Start
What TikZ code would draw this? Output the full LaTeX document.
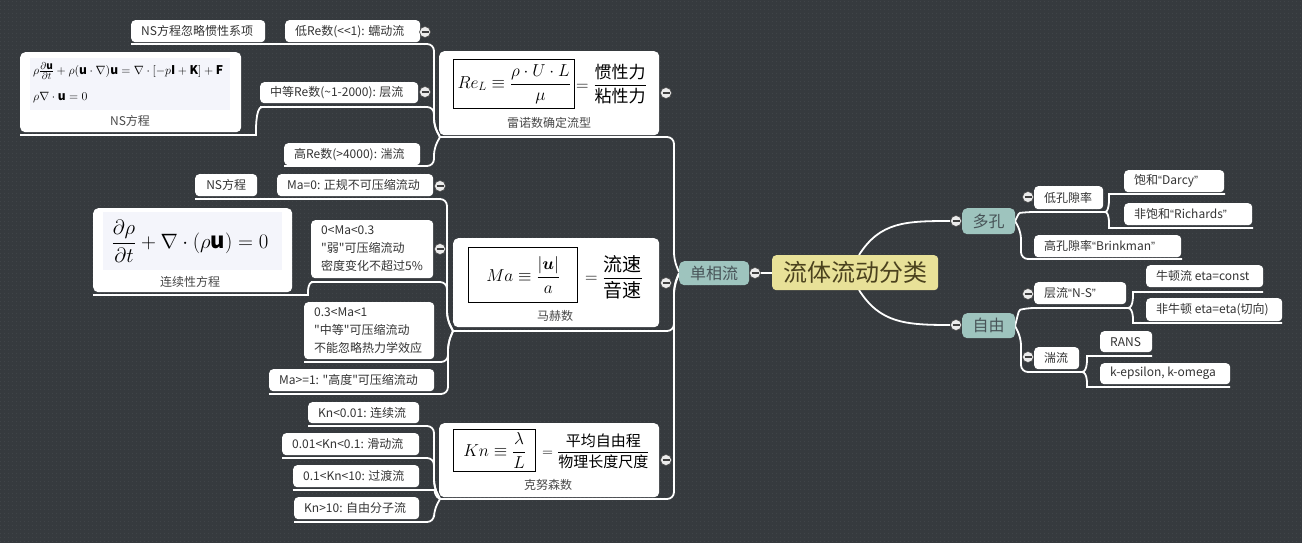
\documentclass[tikz,border=0pt]{standalone}
\usepackage{amsmath,bm}
\usepackage{fontspec}
\setmainfont{Noto Sans CJK SC}
\newfontfamily\plainf{Noto Sans CJK SC}
\newfontfamily\latf{Liberation Sans}
\usetikzlibrary{patterns.meta}
\definecolor{bg}{RGB}{54,58,62}
\definecolor{dotc}{RGB}{68,72,76}
\definecolor{txt}{RGB}{51,51,51}
\definecolor{capc}{RGB}{72,72,72}
\definecolor{tealn}{RGB}{158,196,190}
\definecolor{tealtxt}{RGB}{72,84,88}
\definecolor{yel}{RGB}{232,225,152}
\definecolor{yeltxt}{RGB}{75,66,30}
\definecolor{fbg}{RGB}{244,245,251}
\tikzdeclarepattern{name=bgdots, type=uncolored, bounding box={(0pt,0pt) and (4pt,4pt)}, tile size={(4pt,4pt)}, code={\fill (2pt,2pt) circle (0.6pt);}}
\tikzset{
  conn/.style={draw=white, line width=1.8pt, rounded corners=7pt},
  wbox/.style={fill=white, rounded corners=4pt, anchor=north west, inner xsep=10pt, inner ysep=0pt, text=txt, font=\plainf\fontsize{12}{18}\selectfont},
  bigbox/.style={fill=white, rounded corners=5pt, anchor=north west, inner sep=0pt},
  eqbox/.style={draw=black, line width=1.4pt, anchor=north west, inner sep=0pt},
  fbgbox/.style={fill=fbg, anchor=north west, inner sep=0pt},
  capt/.style={text=capc, inner sep=0pt, font=\fontsize{12}{14}\selectfont},
  tbox/.style={fill=tealn, rounded corners=5pt, text=tealtxt, font=\fontsize{16}{18}\selectfont, anchor=north west, inner sep=0pt},
  tog/.style={circle, fill=white!92!black, draw=gray!60!black, line width=0.6pt, minimum size=11pt, inner sep=0pt,
    path picture={\draw[black!75, line width=1.3pt] ([xshift=-3.5pt]path picture bounding box.center) -- ([xshift=3.5pt]path picture bounding box.center);}},
}
\newcommand\wbx[6]{\node[wbox, minimum height={#5-#3}] (#1) at (#2,#3) {\makebox[\dimexpr#4pt-#2pt-20pt\relax][l]{#6}};}
\newcommand\cbx[7]{\node[#6, minimum width={#4-#2}, minimum height={#5-#3}] (#1) at (#2,#3) {#7};}
\newcommand\nsfr[1]{\text{\fontsize{10}{11}\selectfont$#1$}}
\begin{document}
\begin{tikzpicture}[x=1pt,y=-1pt]
\useasboundingbox (0,0) rectangle (1302,543);
\fill[bg] (0,0) rectangle (1302,543);
\fill[pattern=bgdots, pattern color=dotc] (0,0) rectangle (1302,543);

% ---------- connectors right ----------
\coordinate (cenN) at (859,255);
\coordinate (cenS) at (859,290);
\draw[conn] (cenN) .. controls (880,222) and (905,221) .. (950,221);
\draw[conn] (cenS) .. controls (880,323) and (905,325) .. (950,325);
\draw[conn] (1015,221) .. controls (1019,213) .. (1027,212) -- (1105,212);
\draw[conn] (1015,221) -- (1021,232) -- (1021,259) -- (1182,259);
\draw[conn] (1105,212) .. controls (1110,212) and (1109,194) .. (1116,194) -- (1225,194);
\draw[conn] (1105,212) .. controls (1110,212) and (1109,228) .. (1116,228) -- (1253,228);
\draw[conn] (1015,326) .. controls (1019,310) .. (1027,308) -- (1128,308);
\draw[conn] (1015,326) -- (1021,338) -- (1021,372) -- (1082,372);
\draw[conn] (1128,308) .. controls (1134,308) and (1133,292) .. (1140,292) -- (1263,292);
\draw[conn] (1128,308) .. controls (1134,308) and (1133,323) .. (1140,323) -- (1282,323);
\draw[conn] (1082,372) .. controls (1088,372) and (1087,356) .. (1094,356) -- (1152,356);
\draw[conn] (1082,372) .. controls (1088,372) and (1087,387) .. (1094,387) -- (1230,387);
\draw[conn] (755,273) -- (772,273);

% ---------- connectors left ----------
\draw[conn] (679,272) -- (674,260) -- (674,137) -- (440,137);
\draw[conn] (679,273) -- (674,285) -- (674,331) -- (453,331);
\draw[conn] (679,274) -- (674,287) -- (674,499) -- (440,499);
% Re
\draw[conn] (440,137) -- (434,126) -- (434,44) -- (131,44);
\draw[conn] (440,137) -- (434,126) -- (434,107) -- (260,107);
\draw[conn] (262,107) .. controls (255,107) and (256,135) .. (249,135) -- (20,135);
\draw[conn] (440,137) -- (434,148) -- (434,166) -- (284,166);
% Ma
\draw[conn] (453,331) -- (447,319) -- (447,199) -- (195,199);
\draw[conn] (453,331) -- (447,319) -- (447,282) -- (311,282);
\draw[conn] (313,282) .. controls (307,282) and (308,295) .. (301,295) -- (93,295);
\draw[conn] (453,331) -- (448,343) -- (448,362) -- (304,362);
\draw[conn] (453,331) -- (448,343) -- (448,394) -- (269,394);
% Kn
\draw[conn] (440,499) -- (434,487) -- (434,426) -- (308,426);
\draw[conn] (440,499) -- (434,487) -- (434,458) -- (282,458);
\draw[conn] (440,499) .. controls (435,497) and (434,490) .. (428,490) -- (293,490);
\draw[conn] (440,499) -- (434,510) -- (434,522) -- (294,522);

% ---------- central & main nodes ----------
\node[fill=yel, rounded corners=4pt, anchor=north west, minimum width=166, minimum height=35, inner sep=0pt, text=yeltxt, font=\fontsize{24}{28}\selectfont] (cen) at (772,255) {流体流动分类};
\cbx{sp}{679}{261}{749}{285}{tbox}{单相流}
\cbx{dk0}{962}{208}{1015}{234}{tbox}{多孔}
\cbx{zy}{962}{313}{1015}{338}{tbox}{自由}

% ---------- right white boxes ----------
\wbx{dk}{1034}{186}{1103}{209}{低孔隙率}
\wbx{darcy}{1124}{170}{1224}{192}{饱和{\latf “}Darcy{\latf ”}}
\wbx{rich}{1124}{203}{1252}{225}{非饱和{\latf “}Richards{\latf ”}}
\wbx{brink}{1034}{235}{1181}{257}{高孔隙率{\latf “}Brinkman{\latf ”}}
\wbx{ceng}{1034}{282}{1126}{304}{层流{\latf “}N-S{\latf ”}}
\wbx{newt}{1146}{265}{1263}{287}{牛顿流 eta=const}
\wbx{nnewt}{1146}{298}{1282}{321}{非牛顿 eta=eta(切向)}
\wbx{tuan}{1034}{347}{1079}{369}{湍流}
\wbx{rans}{1100}{331}{1152}{352}{RANS}
\wbx{keps}{1100}{363}{1230}{384}{k-epsilon, k-omega}

% ---------- left white boxes ----------
\wbx{re1}{285}{20}{420}{42}{低Re数(<<1): 蠕动流}
\wbx{re1c}{131}{20}{265}{42}{NS方程忽略惯性系项}
\wbx{re2}{260}{82}{418}{103}{中等Re数(\textasciitilde1-2000): 层流}
\wbx{re3}{284}{143}{420}{165}{高Re数(>4000): 湍流}
\wbx{ma1}{277}{174}{433}{196}{Ma=0: 正规不可压缩流动}
\node[wbox, inner xsep=0pt, minimum width=62, minimum height=22] (ma1c) at (195,174) {NS方程};
\wbx{ma2}{311}{220}{433}{278}{\begin{tabular}{@{}l@{}}0<Ma<0.3\\"弱"可压缩流动\\密度变化不超过5\%\end{tabular}}
\wbx{ma3}{304}{302}{434}{359}{\begin{tabular}{@{}l@{}}0.3<Ma<1\\"中等"可压缩流动\\不能忽略热力学效应\end{tabular}}
\wbx{ma4}{269}{369}{434}{391}{Ma>=1: "高度"可压缩流动}
\wbx{kn1}{308}{402}{419}{423}{Kn<0.01: 连续流}
\wbx{kn2}{282}{433}{419}{455}{0.01<Kn<0.1: 滑动流}
\wbx{kn3}{293}{465}{419}{487}{0.1<Kn<10: 过渡流}
\wbx{kn4}{294}{497}{419}{519}{Kn>10: 自由分子流}

% ---------- NS equation box ----------
\cbx{nsb}{20}{52}{241}{132}{bigbox}{}
\cbx{nsbg}{30}{58}{230}{110}{fbgbox}{}
\node[anchor=west, inner sep=0pt, font=\fontsize{12}{14}\selectfont] (ns1) at (33,71) {$\rho\frac{\nsfr{\partial\mathbf{u}}}{\nsfr{\partial t}}+\rho(\mathbf{u}\cdot\nabla)\mathbf{u}=\nabla\cdot[-p\mathbf{I}+\mathbf{K}]+\mathbf{F}$};
\node[anchor=west, inner sep=0pt, font=\fontsize{12}{14}\selectfont] (ns2) at (33,98) {$\rho\nabla\cdot\mathbf{u}=0$};
\node[capt] (nscap) at (130,121) {NS方程};

% ---------- continuity box ----------
\cbx{ctb}{93}{208}{292}{292}{bigbox}{}
\cbx{ctbg}{103}{212}{282}{270}{fbgbox}{}
\node[inner sep=0pt, font=\fontsize{22}{26}\selectfont] (cteq) at (190,241) {$\dfrac{\partial\rho}{\partial t}+\nabla\cdot(\rho\mathbf{u})=0$};
\node[capt] (ctcap) at (190,282) {连续性方程};

% ---------- Reynolds box ----------
\cbx{reb}{439}{51}{659}{135}{bigbox}{}
\cbx{reeq}{453}{59}{574}{108}{eqbox}{}
\node[inner sep=0pt, font=\fontsize{17}{20}\selectfont] (reform) at (reeq.center) {$Re_L\equiv\dfrac{\rho\cdot U\cdot L}{\mu}$};
\node[anchor=west, inner sep=0pt, font=\fontsize{17}{20}\selectfont] (refr) at (576,84) {$=\dfrac{\text{惯性力}}{\text{粘性力}}$};
\node[capt] (recap) at (549,123) {雷诺数确定流型};

% ---------- Mach box ----------
\cbx{mab}{453}{238}{659}{327}{bigbox}{}
\cbx{maeq}{468}{247}{577}{302}{eqbox}{}
\node[inner sep=0pt, font=\fontsize{18}{21}\selectfont] (maform) at (maeq.center) {$Ma\equiv\dfrac{|\boldsymbol{u}|}{a}$};
\node[anchor=west, inner sep=0pt, font=\fontsize{19}{22}\selectfont] (mafr) at (585,277) {$=\dfrac{\text{流速}}{\text{音速}}$};
\node[capt] (macap) at (555,316) {马赫数};

% ---------- Knudsen box ----------
\cbx{knb}{439}{423}{659}{497}{bigbox}{}
\cbx{kneq}{453}{429}{535}{471}{eqbox}{}
\node[inner sep=0pt, font=\fontsize{16}{19}\selectfont] (knform) at (kneq.center) {$Kn\equiv\dfrac{\lambda}{L}$};
\node[anchor=west, inner sep=0pt, font=\fontsize{15}{18}\selectfont] (knfr) at (542,451) {$=\dfrac{\text{平均自由程}}{\text{物理长度尺度}}$};
\node[capt] (kncap) at (548,485) {克努森数};

% ---------- toggles ----------
\node[tog] (sptog) at (755,273) {};
\node[tog] (dk0tog) at (956,221) {};
\node[tog] (zytog) at (956,325) {};
\node[tog] (dkt) at (1028,197) {};
\node[tog] (cengt) at (1028,294) {};
\node[tog] (tuant) at (1028,357) {};
\node[tog] (ret) at (666,93) {};
\node[tog] (mat) at (666,283) {};
\node[tog] (knt) at (666,460) {};
\node[tog] (re1t) at (425,32) {};
\node[tog] (re2t) at (425,92) {};
\node[tog] (ma1t) at (440,186) {};
\node[tog] (ma2t) at (440,249) {};
\end{tikzpicture}
\end{document}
End
**Exercise instructions:** Report the number of lines containing the string "code" and add nothing to it.

**Answer:** 2